As did the noble Lord, Lord Campbell of Pittenweem, I shall quote from the conclusion of the recent executive summary of the briefing from the Bingham Centre:

“The UK has a long and proud reputation of decisive action against war crimes. This Bill weakens that reputation. It makes it harder, not easier to stamp out abuses that our own troops have committed. We do not protect British troops and British values by hiding from the truth or acting with impunity.”


Although it invokes “British values”, surely these are international values, based on the international rule of law.

The UN Commissioner for Human Rights, Michelle Bachelet, quoted previously by my noble friend Lord Robertson, this week urged the UK Government to heed the warnings that the Bill in its current form risks undermining the human rights obligations that the UK has committed itself to respecting. As a former teacher, when people make a commitment to respect something, I expect them to follow through.

The UN press release says:

“In its present form, the proposed legislation raises substantial questions about the UK’s future compliance with its international obligations, particularly under the Convention against Torture and Other Cruel, Inhuman or Degrading Treatment or Punishment … as well as the … Geneva Conventions.
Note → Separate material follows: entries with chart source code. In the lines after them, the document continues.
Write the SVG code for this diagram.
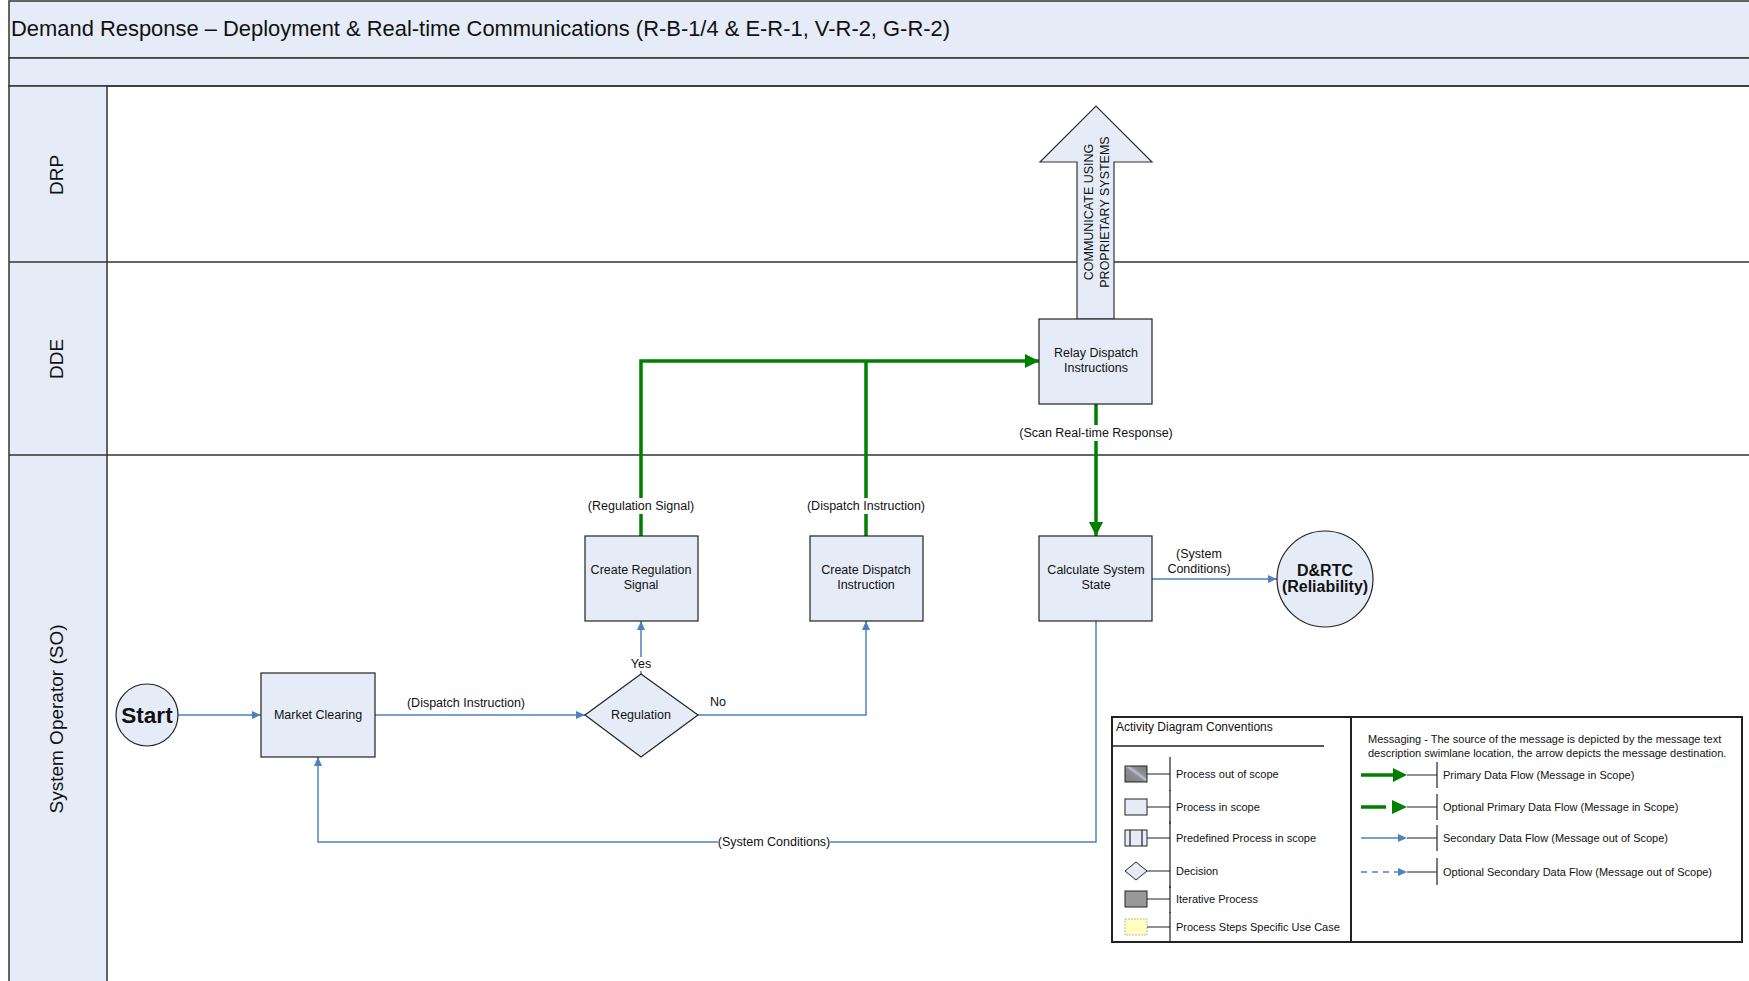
<svg xmlns="http://www.w3.org/2000/svg" width="1749" height="981" viewBox="0 0 1749 981">
<defs>
<style>
text{font-family:"Liberation Sans",Arial,sans-serif;fill:#111}
.lane{fill:#e6ecf7;stroke:#333;stroke-width:1.5}
.ln{stroke:#333;stroke-width:1.5}
.box{fill:#e6ecf7;stroke:#222;stroke-width:1.2}
.nt{font-size:12.5px;text-anchor:middle}
.lbl{font-size:12.5px;text-anchor:middle}
.g{stroke:#008000;stroke-width:3.5;fill:none}
.b{stroke:#4f81bd;stroke-width:1.5;fill:none}
.lg{font-size:11px}
.tick{stroke:#222;stroke-width:1.2;fill:none}
.wb{fill:#fff}
</style>
<marker id="ga" markerUnits="userSpaceOnUse" markerWidth="15" markerHeight="15" refX="14" refY="7" orient="auto"><path d="M0,0 L14,7 L0,14 z" fill="#008000"/></marker>
<marker id="ba" markerUnits="userSpaceOnUse" markerWidth="10" markerHeight="10" refX="9" refY="4" orient="auto"><path d="M0,0 L9,4 L0,8 z" fill="#4f81bd"/></marker>
<linearGradient id="oos" x1="0" y1="1" x2="1" y2="0">
<stop offset="0" stop-color="#7f7f7f"/><stop offset="0.45" stop-color="#8d8d8d"/><stop offset="0.55" stop-color="#b8bfd0"/><stop offset="0.65" stop-color="#8d8d8d"/><stop offset="1" stop-color="#7a7a7a"/>
</linearGradient>
</defs>
<rect x="0" y="0" width="1749" height="981" fill="#fff"/>

<g id="frame">
<rect class="lane" x="9" y="1" width="1745" height="57"/>
<rect class="lane" x="9" y="58" width="1745" height="28"/>
<rect class="lane" x="9" y="86" width="98" height="900"/>
<line class="ln" x1="9" y1="262" x2="1749" y2="262"/>
<line class="ln" x1="9" y1="455" x2="1749" y2="455"/>
<line class="ln" x1="107" y1="86" x2="1749" y2="86"/>
<text x="11" y="36" font-size="22" textLength="939" lengthAdjust="spacingAndGlyphs">Demand Response – Deployment &amp; Real-time Communications (R-B-1/4 &amp; E-R-1, V-R-2, G-R-2)</text>
</g>

<g id="lane-DRP"><text transform="translate(63,175) rotate(-90)" font-size="19" text-anchor="middle">DRP</text></g>
<g id="lane-DDE"><text transform="translate(63,359) rotate(-90)" font-size="19" text-anchor="middle">DDE</text></g>
<g id="lane-SO"><text transform="translate(63,719) rotate(-90)" font-size="19" text-anchor="middle">System Operator (SO)</text></g>

<g id="connectors">
<polyline class="g" points="641,536 641,361 1039,361" marker-end="url(#ga)"/>
<line class="g" x1="866" y1="536" x2="866" y2="361"/>
<line class="g" x1="1096" y1="404" x2="1096" y2="536" marker-end="url(#ga)"/>
<line class="b" x1="178" y1="715" x2="261" y2="715" marker-end="url(#ba)"/>
<line class="b" x1="375" y1="715" x2="585" y2="715" marker-end="url(#ba)"/>
<line class="b" x1="641" y1="674" x2="641" y2="621" marker-end="url(#ba)"/>
<polyline class="b" points="698,715 866,715 866,621" marker-end="url(#ba)"/>
<line class="b" x1="1152" y1="579" x2="1277" y2="579" marker-end="url(#ba)"/>
<polyline class="b" points="1096,621 1096,842 318,842 318,757" marker-end="url(#ba)"/>
<rect class="wb" x="589" y="498" width="104" height="16"/>
<text class="lbl" x="641" y="510">(Regulation Signal)</text>
<rect class="wb" x="806" y="498" width="120" height="16"/>
<text class="lbl" x="866" y="510">(Dispatch Instruction)</text>
<rect class="wb" x="1019" y="425" width="154" height="16"/>
<text class="lbl" x="1096" y="437">(Scan Real-time Response)</text>
<rect class="wb" x="718" y="834" width="112" height="16"/>
<text class="lbl" x="774" y="846">(System Conditions)</text>
<text class="lbl" x="466" y="707">(Dispatch Instruction)</text>
<rect class="wb" x="629" y="657" width="24" height="14"/>
<text class="lbl" x="641" y="668">Yes</text>
<text class="lbl" x="718" y="706">No</text>
<text class="lbl" x="1199" y="558">(System</text>
<text class="lbl" x="1199" y="573">Conditions)</text>
</g>

<g id="comm-arrow">
<polygon points="1077,319 1077,162 1040,162 1096,106 1152,162 1114,162 1114,319" fill="#e6ecf7" stroke="#333" stroke-width="1.2"/>
<text transform="translate(1096,212) rotate(-90)" font-size="12.5" text-anchor="middle"><tspan x="0" y="-3.5">COMMUNICATE USING</tspan><tspan x="0" y="13">PROPRIETARY SYSTEMS</tspan></text>
</g>

<g id="start">
<circle cx="147" cy="715" r="31" class="box"/>
<text x="147" y="723" font-size="22.5" font-weight="bold" text-anchor="middle">Start</text>
</g>
<g id="market-clearing">
<rect class="box" x="261" y="673" width="114" height="84"/>
<text class="nt" x="318" y="719">Market Clearing</text>
</g>
<g id="regulation">
<polygon class="box" points="585,715 641,674 698,715 641,757"/>
<text class="nt" x="641" y="719">Regulation</text>
</g>
<g id="create-regulation-signal">
<rect class="box" x="585" y="536" width="113" height="85"/>
<text class="nt" x="641" y="574">Create Regulation</text>
<text class="nt" x="641" y="589">Signal</text>
</g>
<g id="create-dispatch-instruction">
<rect class="box" x="810" y="536" width="113" height="85"/>
<text class="nt" x="866" y="574">Create Dispatch</text>
<text class="nt" x="866" y="589">Instruction</text>
</g>
<g id="calculate-system-state">
<rect class="box" x="1039" y="536" width="113" height="85"/>
<text class="nt" x="1096" y="574">Calculate System</text>
<text class="nt" x="1096" y="589">State</text>
</g>
<g id="relay-dispatch-instructions">
<rect class="box" x="1039" y="319" width="113" height="85"/>
<text class="nt" x="1096" y="357">Relay Dispatch</text>
<text class="nt" x="1096" y="372">Instructions</text>
</g>
<g id="drtc">
<circle class="box" cx="1325" cy="579" r="48"/>
<text x="1325" y="576" font-size="16" font-weight="bold" text-anchor="middle">D&amp;RTC</text>
<text x="1325" y="592" font-size="16" font-weight="bold" text-anchor="middle">(Reliability)</text>
</g>

<g id="legend">
<rect x="1112" y="717" width="630" height="225" fill="#fff" stroke="#222" stroke-width="2"/>
<line x1="1351" y1="717" x2="1351" y2="942" stroke="#222" stroke-width="2"/>
<text x="1116" y="731" font-size="12">Activity Diagram Conventions</text>
<line x1="1112" y1="746" x2="1324" y2="746" stroke="#222" stroke-width="1.5"/>
<rect x="1125" y="766" width="22" height="16" fill="url(#oos)" stroke="#222"/>
<path class="tick" d="M1147,774 H1170 M1170,757 V791"/>
<text class="lg" x="1176" y="778">Process out of scope</text>
<rect x="1125" y="799" width="22" height="16" fill="#e6ecf7" stroke="#222"/>
<path class="tick" d="M1147,807 H1170 M1170,790 V824"/>
<text class="lg" x="1176" y="811">Process in scope</text>
<rect x="1125" y="830" width="22" height="16" fill="#e6ecf7" stroke="#222"/>
<path class="tick" d="M1130,830 V846 M1142,830 V846"/>
<path class="tick" d="M1147,838 H1170 M1170,821 V855"/>
<text class="lg" x="1176" y="842">Predefined Process in scope</text>
<polygon points="1125,871 1136,862 1147,871 1136,880" fill="#e6ecf7" stroke="#222"/>
<path class="tick" d="M1147,871 H1170 M1170,855 V888"/>
<text class="lg" x="1176" y="875">Decision</text>
<rect x="1125" y="891" width="22" height="16" fill="#999" stroke="#222"/>
<path class="tick" d="M1147,899 H1170 M1170,886 V913"/>
<text class="lg" x="1176" y="903">Iterative Process</text>
<rect x="1125" y="919" width="22" height="16" fill="#ffffc0" stroke="#bbb" stroke-dasharray="2,1"/>
<path class="tick" d="M1147,927 H1170 M1170,912 V942"/>
<text class="lg" x="1176" y="931">Process Steps Specific Use Case</text>
<text class="lg" x="1368" y="743">Messaging - The source of the message is depicted by the message text</text>
<text class="lg" x="1368" y="757">description swimlane location, the arrow depicts the message destination.</text>
<line x1="1361" y1="775" x2="1396" y2="775" stroke="#008000" stroke-width="3.5"/>
<path d="M1393,768 L1407,775 L1393,782 z" fill="#008000"/>
<path class="tick" d="M1407,775 H1437 M1437,762 V788"/>
<text class="lg" x="1443" y="779">Primary Data Flow (Message in Scope)</text>
<line x1="1361" y1="807" x2="1386" y2="807" stroke="#008000" stroke-width="3.5"/>
<path d="M1392,800 L1407,807 L1392,814 z" fill="#008000"/>
<path class="tick" d="M1407,807 H1437 M1437,794 V820"/>
<text class="lg" x="1443" y="811">Optional Primary Data Flow (Message in Scope)</text>
<line x1="1361" y1="838" x2="1400" y2="838" stroke="#4f81bd" stroke-width="1.5"/>
<path d="M1398,834 L1407,838 L1398,842 z" fill="#4f81bd"/>
<path class="tick" d="M1407,838 H1437 M1437,825 V851"/>
<text class="lg" x="1443" y="842">Secondary Data Flow (Message out of Scope)</text>
<line x1="1361" y1="872" x2="1400" y2="872" stroke="#4f81bd" stroke-width="1.5" stroke-dasharray="6,5"/>
<path d="M1398,868 L1407,872 L1398,876 z" fill="#4f81bd"/>
<path class="tick" d="M1407,872 H1437 M1437,858 V885"/>
<text class="lg" x="1443" y="876">Optional Secondary Data Flow (Message out of Scope)</text>
</g>
</svg>
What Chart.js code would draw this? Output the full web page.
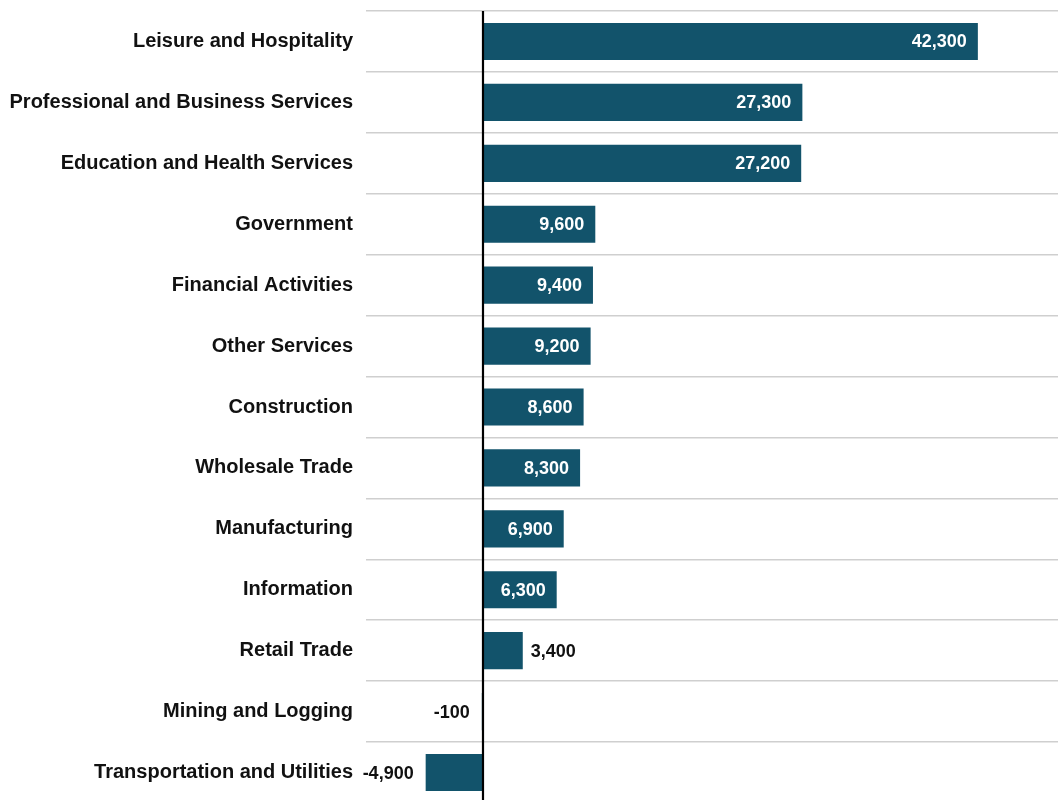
<!DOCTYPE html>
<html>
<head>
<meta charset="utf-8">
<script src="https://cdn.jsdelivr.net/npm/chart.js@4"></script>
<style>
  html, body { margin: 0; padding: 0; background: #fff; overflow: hidden; }
  #wrap { width: 1058px; height: 804px; }
</style>
</head>
<body>
<div id="wrap"><canvas id="jobsChart"></canvas></div>
<script>
var categories = ['Leisure and Hospitality', 'Professional and Business Services', 'Education and Health Services',
  'Government', 'Financial Activities', 'Other Services', 'Construction', 'Wholesale Trade',
  'Manufacturing', 'Information', 'Retail Trade', 'Mining and Logging', 'Transportation and Utilities'];
var jobChange = [42300, 27300, 27200, 9600, 9400, 9200, 8600, 8300, 6900, 6300, 3400, -100, -4900];

var barColor = '#12536b';

// value labels: inside the bar when it is wide enough, outside otherwise
// plus the black zero line on top of the bars
var valueLabels = {
  id: 'valueLabels',
  afterDatasetsDraw: function(chart) {
    var ctx = chart.ctx;
    var area = chart.chartArea;
    var x0 = chart.scales.x.getPixelForValue(0);
    ctx.save();
    ctx.strokeStyle = '#000000';
    ctx.lineWidth = 2.2;
    ctx.beginPath();
    ctx.moveTo(x0, area.top);
    ctx.lineTo(x0, area.bottom);
    ctx.stroke();

    var meta = chart.getDatasetMeta(0);
    ctx.font = 'bold 18px "Liberation Sans", Arial, sans-serif';
    ctx.textBaseline = 'middle';
    meta.data.forEach(function(bar, i) {
      var v = jobChange[i];
      var txt = v.toLocaleString('en-US');
      if (v >= 5000) {
        ctx.fillStyle = '#ffffff';
        ctx.textAlign = 'right';
        ctx.fillText(txt, bar.x - 11, bar.y + 1);
      } else if (v >= 0) {
        ctx.fillStyle = '#111111';
        ctx.textAlign = 'left';
        ctx.fillText(txt, bar.x + 8, bar.y + 1);
      } else {
        ctx.fillStyle = '#111111';
        ctx.textAlign = 'right';
        ctx.fillText(txt, bar.x - 12, bar.y + 1);
      }
    });
    ctx.restore();
  }
};

var ctx = document.getElementById('jobsChart').getContext('2d');
var myChart = new Chart(ctx, {
  type: 'bar',
  data: {
    labels: categories,
    datasets: [{
      data: jobChange,
      backgroundColor: barColor,
      borderWidth: 0,
      categoryPercentage: 1,
      barPercentage: 0.61
    }]
  },
  plugins: [valueLabels],
  options: {
    indexAxis: 'y',
    responsive: true,
    maintainAspectRatio: false,
    animation: false,
    layout: { padding: { top: 11, bottom: 1, right: 0, left: 0 } },
    plugins: {
      legend: { display: false },
      tooltip: { enabled: false }
    },
    scales: {
      x: {
        display: false,
        min: -10000,
        max: 49150
      },
      y: {
        afterFit: function(scale) {
          scale.width = 366;
          scale.paddingTop = 0;
          scale.paddingBottom = 0;
        },
        border: { display: false },
        grid: {
          offset: true,
          drawTicks: false,
          color: '#cfcfcf',
          lineWidth: 1.5
        },
        ticks: {
          padding: 13,
          color: '#111111',
          font: { family: '"Liberation Sans", Arial, sans-serif', size: 20, weight: 'bold' }
        }
      }
    }
  }
});
</script>
</body>
</html>
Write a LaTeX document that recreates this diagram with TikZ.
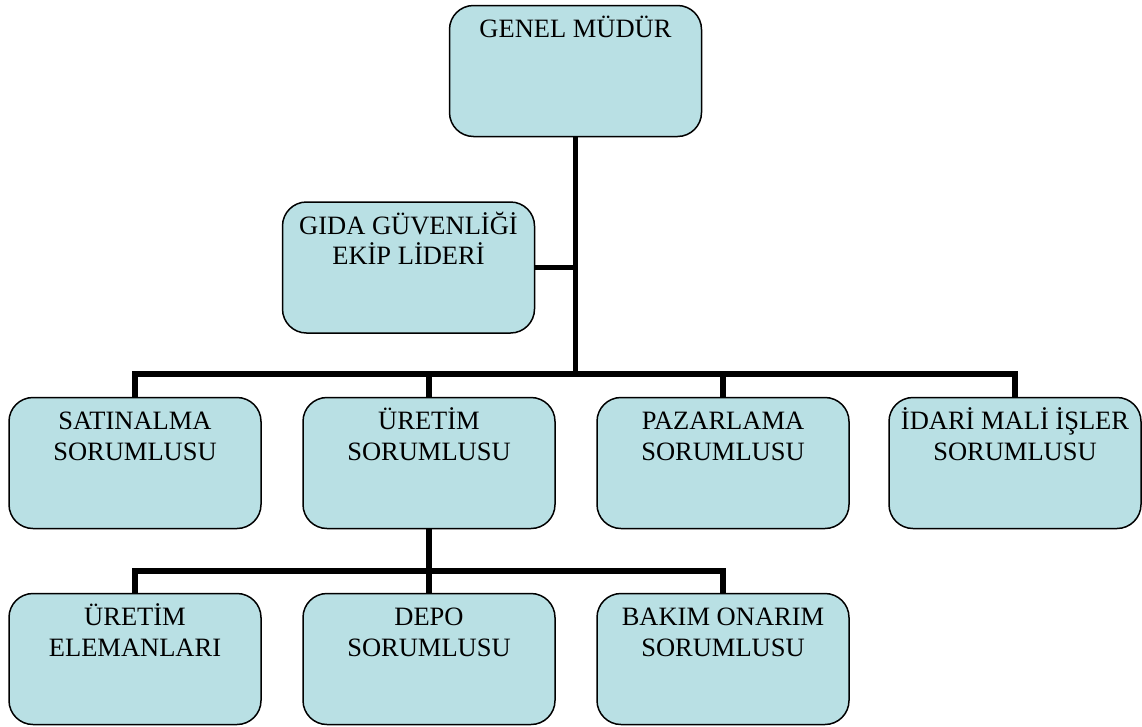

These include obligations to prevent, investigate and prosecute acts such as torture and unlawful killing, and make no distinction as to when the offences were committed … ‘The prohibition of torture in international law is both clear and absolute,’ Bachelet said. ‘Article 2 of the Convention against Torture is unequivocal, stating that “No exceptional circumstances whatsoever, whether a state of war or a threat of war, internal political instability or any other public emergency, may be invoked as a justification of torture.”’ The obligations in the Convention to investigate and prosecute such allegations recognize none of the new distinctions that the Bill would now bring into law.”


Surely that is a reason for amendment.